### What the task asks
Beneath this line are entries. Copy the range from the line with "Give me the TikZ source for this diagram." to the line with "text=gray] (sub) at", ends included, exactly; leave pictures out.

### Information given
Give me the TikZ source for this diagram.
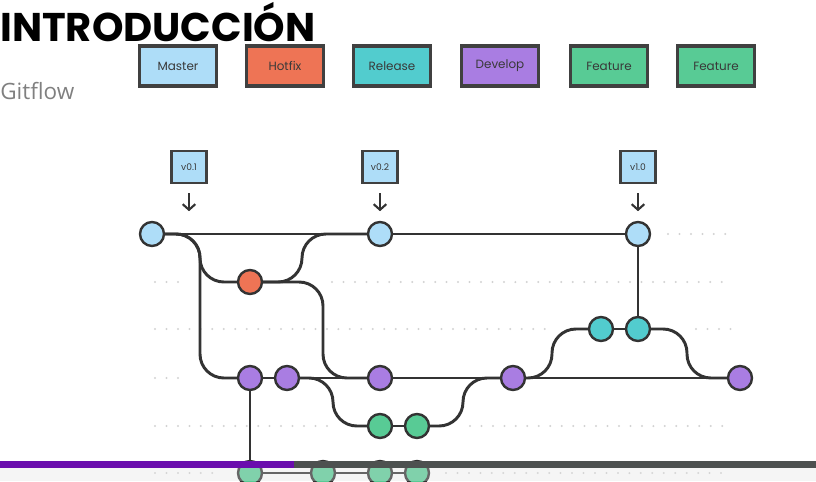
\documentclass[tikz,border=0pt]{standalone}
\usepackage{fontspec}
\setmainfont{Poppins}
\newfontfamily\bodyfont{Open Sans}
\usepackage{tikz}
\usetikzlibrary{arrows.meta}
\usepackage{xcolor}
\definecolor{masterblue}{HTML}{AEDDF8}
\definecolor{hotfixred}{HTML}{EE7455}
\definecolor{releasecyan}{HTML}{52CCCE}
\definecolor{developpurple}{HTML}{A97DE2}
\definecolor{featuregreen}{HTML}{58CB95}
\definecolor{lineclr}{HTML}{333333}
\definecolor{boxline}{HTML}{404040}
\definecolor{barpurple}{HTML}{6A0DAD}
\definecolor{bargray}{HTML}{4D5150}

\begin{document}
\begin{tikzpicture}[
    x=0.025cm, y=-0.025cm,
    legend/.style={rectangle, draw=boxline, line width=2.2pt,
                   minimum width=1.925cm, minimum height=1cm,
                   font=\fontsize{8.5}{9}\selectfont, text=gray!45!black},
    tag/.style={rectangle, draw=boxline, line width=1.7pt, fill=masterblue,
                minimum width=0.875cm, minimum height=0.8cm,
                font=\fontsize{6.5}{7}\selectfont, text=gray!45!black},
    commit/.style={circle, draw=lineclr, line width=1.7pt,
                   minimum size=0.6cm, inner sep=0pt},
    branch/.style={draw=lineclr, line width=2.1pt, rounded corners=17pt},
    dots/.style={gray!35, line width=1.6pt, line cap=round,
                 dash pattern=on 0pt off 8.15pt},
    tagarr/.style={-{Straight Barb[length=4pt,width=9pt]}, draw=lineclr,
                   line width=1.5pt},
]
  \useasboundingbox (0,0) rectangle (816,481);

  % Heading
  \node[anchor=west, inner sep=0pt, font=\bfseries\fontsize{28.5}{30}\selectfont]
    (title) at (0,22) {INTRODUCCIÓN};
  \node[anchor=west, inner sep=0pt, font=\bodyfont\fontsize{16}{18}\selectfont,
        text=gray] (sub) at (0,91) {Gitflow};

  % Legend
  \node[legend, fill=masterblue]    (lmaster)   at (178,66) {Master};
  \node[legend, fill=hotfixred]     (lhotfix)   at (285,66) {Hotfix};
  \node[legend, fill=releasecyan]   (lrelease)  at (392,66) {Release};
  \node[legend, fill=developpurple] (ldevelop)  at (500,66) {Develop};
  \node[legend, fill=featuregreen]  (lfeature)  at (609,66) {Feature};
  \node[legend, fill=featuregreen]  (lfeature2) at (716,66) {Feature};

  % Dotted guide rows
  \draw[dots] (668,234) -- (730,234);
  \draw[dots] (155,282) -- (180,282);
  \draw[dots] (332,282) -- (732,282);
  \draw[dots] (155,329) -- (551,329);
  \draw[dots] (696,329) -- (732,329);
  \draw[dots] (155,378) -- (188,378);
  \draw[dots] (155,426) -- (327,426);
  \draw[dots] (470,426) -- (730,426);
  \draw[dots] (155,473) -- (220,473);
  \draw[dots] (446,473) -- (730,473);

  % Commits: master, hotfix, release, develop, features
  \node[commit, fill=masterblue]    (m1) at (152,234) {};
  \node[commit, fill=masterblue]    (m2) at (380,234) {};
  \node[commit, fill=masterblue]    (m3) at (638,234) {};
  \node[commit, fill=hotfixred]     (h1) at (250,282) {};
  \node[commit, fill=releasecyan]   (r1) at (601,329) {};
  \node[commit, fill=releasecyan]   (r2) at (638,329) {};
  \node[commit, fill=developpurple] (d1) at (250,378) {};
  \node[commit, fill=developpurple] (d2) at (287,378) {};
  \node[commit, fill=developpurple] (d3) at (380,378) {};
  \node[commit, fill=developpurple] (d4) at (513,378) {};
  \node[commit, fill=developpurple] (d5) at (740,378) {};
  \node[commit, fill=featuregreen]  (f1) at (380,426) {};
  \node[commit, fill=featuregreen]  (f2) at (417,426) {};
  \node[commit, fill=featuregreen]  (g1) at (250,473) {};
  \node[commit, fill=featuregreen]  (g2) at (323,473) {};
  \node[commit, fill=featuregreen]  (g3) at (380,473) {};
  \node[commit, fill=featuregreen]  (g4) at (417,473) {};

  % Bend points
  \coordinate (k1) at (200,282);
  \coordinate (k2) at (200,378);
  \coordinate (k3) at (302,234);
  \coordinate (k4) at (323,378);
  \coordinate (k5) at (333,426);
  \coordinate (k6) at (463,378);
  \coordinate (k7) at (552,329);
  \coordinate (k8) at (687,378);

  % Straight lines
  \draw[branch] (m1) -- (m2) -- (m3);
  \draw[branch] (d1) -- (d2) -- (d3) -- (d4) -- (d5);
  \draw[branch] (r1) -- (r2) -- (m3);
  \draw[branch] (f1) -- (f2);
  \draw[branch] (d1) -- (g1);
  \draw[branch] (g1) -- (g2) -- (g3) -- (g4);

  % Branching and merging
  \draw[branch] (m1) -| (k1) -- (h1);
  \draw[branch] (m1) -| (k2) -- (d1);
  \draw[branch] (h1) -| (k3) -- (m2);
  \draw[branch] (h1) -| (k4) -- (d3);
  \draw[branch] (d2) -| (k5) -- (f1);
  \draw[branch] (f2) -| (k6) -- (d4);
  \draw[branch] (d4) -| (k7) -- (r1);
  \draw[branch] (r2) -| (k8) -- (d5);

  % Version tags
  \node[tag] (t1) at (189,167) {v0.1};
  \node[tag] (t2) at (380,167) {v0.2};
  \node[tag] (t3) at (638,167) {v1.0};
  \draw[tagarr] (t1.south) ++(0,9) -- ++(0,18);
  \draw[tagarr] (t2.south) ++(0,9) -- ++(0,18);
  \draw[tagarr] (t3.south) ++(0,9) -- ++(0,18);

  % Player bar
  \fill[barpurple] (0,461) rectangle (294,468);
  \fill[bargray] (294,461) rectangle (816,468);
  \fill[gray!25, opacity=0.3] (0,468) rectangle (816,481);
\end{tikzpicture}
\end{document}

---

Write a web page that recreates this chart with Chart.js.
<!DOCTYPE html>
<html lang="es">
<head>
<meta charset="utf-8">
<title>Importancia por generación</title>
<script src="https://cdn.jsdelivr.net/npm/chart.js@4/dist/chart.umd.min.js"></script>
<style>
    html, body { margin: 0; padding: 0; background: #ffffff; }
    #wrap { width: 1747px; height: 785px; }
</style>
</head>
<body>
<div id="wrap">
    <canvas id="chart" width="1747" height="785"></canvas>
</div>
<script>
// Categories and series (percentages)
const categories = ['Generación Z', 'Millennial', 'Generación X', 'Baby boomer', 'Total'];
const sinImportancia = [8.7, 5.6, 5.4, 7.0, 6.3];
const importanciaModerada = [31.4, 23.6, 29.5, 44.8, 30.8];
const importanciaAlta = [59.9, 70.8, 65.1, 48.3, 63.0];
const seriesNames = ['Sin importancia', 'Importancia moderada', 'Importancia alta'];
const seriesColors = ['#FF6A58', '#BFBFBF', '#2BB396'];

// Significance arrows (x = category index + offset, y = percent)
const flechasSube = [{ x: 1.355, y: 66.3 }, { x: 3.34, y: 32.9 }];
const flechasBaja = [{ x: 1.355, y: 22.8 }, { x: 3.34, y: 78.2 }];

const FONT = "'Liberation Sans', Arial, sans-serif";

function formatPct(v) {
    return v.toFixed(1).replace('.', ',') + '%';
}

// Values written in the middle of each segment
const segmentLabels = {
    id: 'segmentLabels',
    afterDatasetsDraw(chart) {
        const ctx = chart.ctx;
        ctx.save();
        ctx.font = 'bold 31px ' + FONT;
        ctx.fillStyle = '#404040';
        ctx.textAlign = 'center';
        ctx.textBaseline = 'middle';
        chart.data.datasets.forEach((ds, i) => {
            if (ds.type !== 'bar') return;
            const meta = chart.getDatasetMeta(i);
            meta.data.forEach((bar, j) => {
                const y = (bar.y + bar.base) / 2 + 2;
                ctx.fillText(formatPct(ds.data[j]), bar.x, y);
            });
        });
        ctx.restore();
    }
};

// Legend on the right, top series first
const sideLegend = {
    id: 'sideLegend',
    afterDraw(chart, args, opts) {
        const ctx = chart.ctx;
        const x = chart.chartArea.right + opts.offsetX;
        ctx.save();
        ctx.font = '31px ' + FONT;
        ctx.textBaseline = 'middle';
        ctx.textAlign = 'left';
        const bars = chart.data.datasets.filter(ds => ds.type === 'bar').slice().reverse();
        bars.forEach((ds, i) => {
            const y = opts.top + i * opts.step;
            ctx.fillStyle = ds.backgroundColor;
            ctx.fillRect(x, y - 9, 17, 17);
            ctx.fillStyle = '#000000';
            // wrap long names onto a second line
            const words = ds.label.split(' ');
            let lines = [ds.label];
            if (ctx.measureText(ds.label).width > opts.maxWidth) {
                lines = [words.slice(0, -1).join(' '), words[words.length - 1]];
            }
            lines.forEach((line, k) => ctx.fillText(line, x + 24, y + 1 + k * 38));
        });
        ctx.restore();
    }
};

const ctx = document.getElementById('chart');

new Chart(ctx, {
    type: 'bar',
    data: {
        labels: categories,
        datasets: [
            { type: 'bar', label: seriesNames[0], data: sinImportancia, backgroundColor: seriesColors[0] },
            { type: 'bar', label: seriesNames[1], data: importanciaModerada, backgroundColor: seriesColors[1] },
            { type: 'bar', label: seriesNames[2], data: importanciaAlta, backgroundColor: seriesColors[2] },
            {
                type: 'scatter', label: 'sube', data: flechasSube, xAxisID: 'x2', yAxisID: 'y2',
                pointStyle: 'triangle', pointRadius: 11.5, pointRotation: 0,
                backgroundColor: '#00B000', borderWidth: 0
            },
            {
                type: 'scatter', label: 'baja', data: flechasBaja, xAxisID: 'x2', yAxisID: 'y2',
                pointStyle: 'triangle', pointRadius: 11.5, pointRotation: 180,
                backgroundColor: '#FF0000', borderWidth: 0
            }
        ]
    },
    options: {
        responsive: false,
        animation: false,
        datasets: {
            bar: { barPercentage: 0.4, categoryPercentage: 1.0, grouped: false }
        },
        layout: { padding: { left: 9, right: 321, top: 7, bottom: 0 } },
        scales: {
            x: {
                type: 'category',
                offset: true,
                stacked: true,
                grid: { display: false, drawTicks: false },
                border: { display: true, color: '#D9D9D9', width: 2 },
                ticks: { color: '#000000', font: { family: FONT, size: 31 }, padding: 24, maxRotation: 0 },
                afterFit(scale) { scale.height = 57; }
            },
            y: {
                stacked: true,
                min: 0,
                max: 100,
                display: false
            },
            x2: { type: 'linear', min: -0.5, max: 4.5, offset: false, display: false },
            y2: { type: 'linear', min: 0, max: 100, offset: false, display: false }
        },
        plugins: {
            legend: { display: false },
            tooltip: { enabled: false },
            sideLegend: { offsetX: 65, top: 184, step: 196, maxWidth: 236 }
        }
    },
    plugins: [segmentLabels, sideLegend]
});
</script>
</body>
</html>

### Response to this exercise
Give me the TikZ source for this diagram.
\documentclass[tikz,border=0pt]{standalone}
\usepackage{fontspec}
\setmainfont{Poppins}
\newfontfamily\bodyfont{Open Sans}
\usepackage{tikz}
\usetikzlibrary{arrows.meta}
\usepackage{xcolor}
\definecolor{masterblue}{HTML}{AEDDF8}
\definecolor{hotfixred}{HTML}{EE7455}
\definecolor{releasecyan}{HTML}{52CCCE}
\definecolor{developpurple}{HTML}{A97DE2}
\definecolor{featuregreen}{HTML}{58CB95}
\definecolor{lineclr}{HTML}{333333}
\definecolor{boxline}{HTML}{404040}
\definecolor{barpurple}{HTML}{6A0DAD}
\definecolor{bargray}{HTML}{4D5150}

\begin{document}
\begin{tikzpicture}[
    x=0.025cm, y=-0.025cm,
    legend/.style={rectangle, draw=boxline, line width=2.2pt,
                   minimum width=1.925cm, minimum height=1cm,
                   font=\fontsize{8.5}{9}\selectfont, text=gray!45!black},
    tag/.style={rectangle, draw=boxline, line width=1.7pt, fill=masterblue,
                minimum width=0.875cm, minimum height=0.8cm,
                font=\fontsize{6.5}{7}\selectfont, text=gray!45!black},
    commit/.style={circle, draw=lineclr, line width=1.7pt,
                   minimum size=0.6cm, inner sep=0pt},
    branch/.style={draw=lineclr, line width=2.1pt, rounded corners=17pt},
    dots/.style={gray!35, line width=1.6pt, line cap=round,
                 dash pattern=on 0pt off 8.15pt},
    tagarr/.style={-{Straight Barb[length=4pt,width=9pt]}, draw=lineclr,
                   line width=1.5pt},
]
  \useasboundingbox (0,0) rectangle (816,481);

  % Heading
  \node[anchor=west, inner sep=0pt, font=\bfseries\fontsize{28.5}{30}\selectfont]
    (title) at (0,22) {INTRODUCCIÓN};
  \node[anchor=west, inner sep=0pt, font=\bodyfont\fontsize{16}{18}\selectfont,
        text=gray] (sub) at (0,91) {Gitflow};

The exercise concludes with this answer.